At this stage in the novel the politics become apparent. The assertion of power over the poor by the authorities is not an unusual feature of Indian social life, or indeed any society for that matter, and the novel opens out to symbolise the contradictions between the state and the people. Gathered together to register their animals at the government office ‘everyone was well versed in how they were expected to behave towards the regime.  They had mouths only to keep them shut, hands only to make obeisance, knees only to bend and kneel, backs only to bend, and bodies only to shrink before the authorities.’  But of course there are always those who justify the authority of the government:  the ‘government needs statistics on everyone’ because it is ‘not easy to herd goats and look after them…If we don’t keep a strict eye on them, they’ll become arrogant and do anything they want’ for there is truism in the saying that ‘when goats get together, it spells danger’.

Poonachi’s love story is also a way in which Murugan transforms his tale of a goat into social criticism. Poonachi ‘chooses’ the male goat, Poovan, to whom she is attracted and would like to mate, but the farmers tear the couple apart: he is sold off to other farmers, the inference suggesting a preference for arranged marriages as opposed to a ‘love’ marriage. Poonachi is left pining for Poovan.

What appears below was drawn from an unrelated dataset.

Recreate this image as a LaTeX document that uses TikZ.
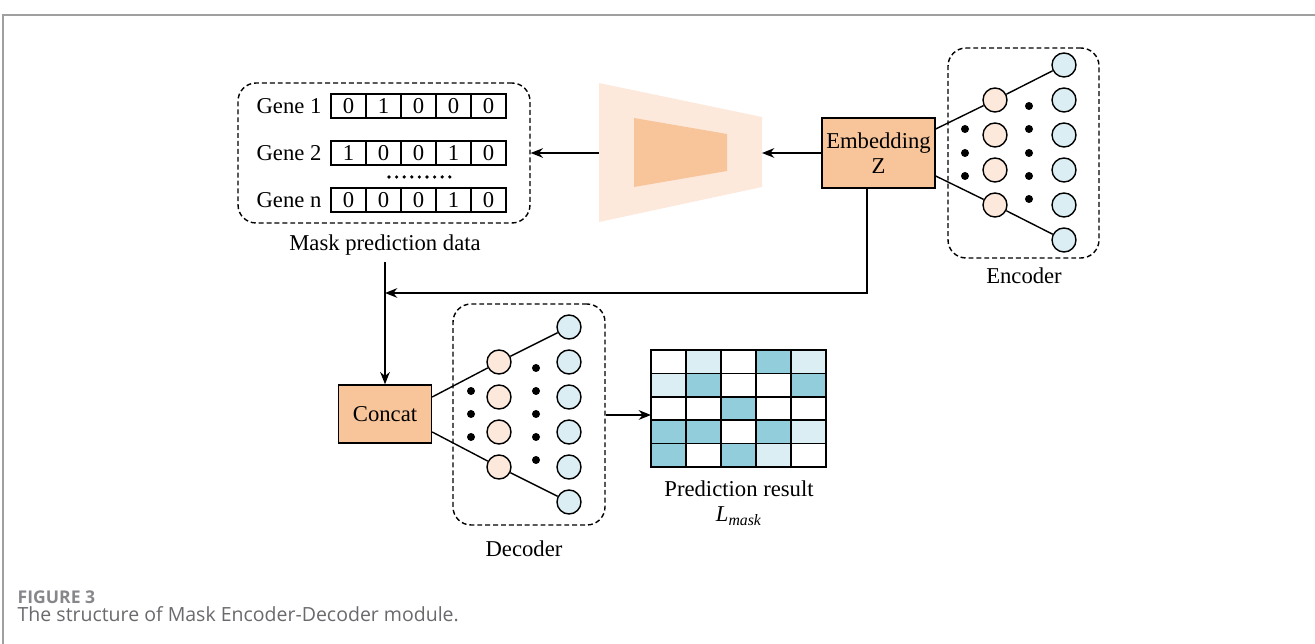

Perumal Murugan’s novels may be set in South India and on one level they are brilliantly written tales of social and cultural issues in the state of Tamil Nadu, particularly One Part Woman. His switch to a more political novel in The Story of A Goat however, demonstrates the versatility of the issues the author delves into. The themes explored in the novels can be read within the local context, but his work is elevated further by addressing themes of survival and struggle that are common to humanity. It is hoped that readers will not have to wait too long before another novel by this talented and engaging author appears in English.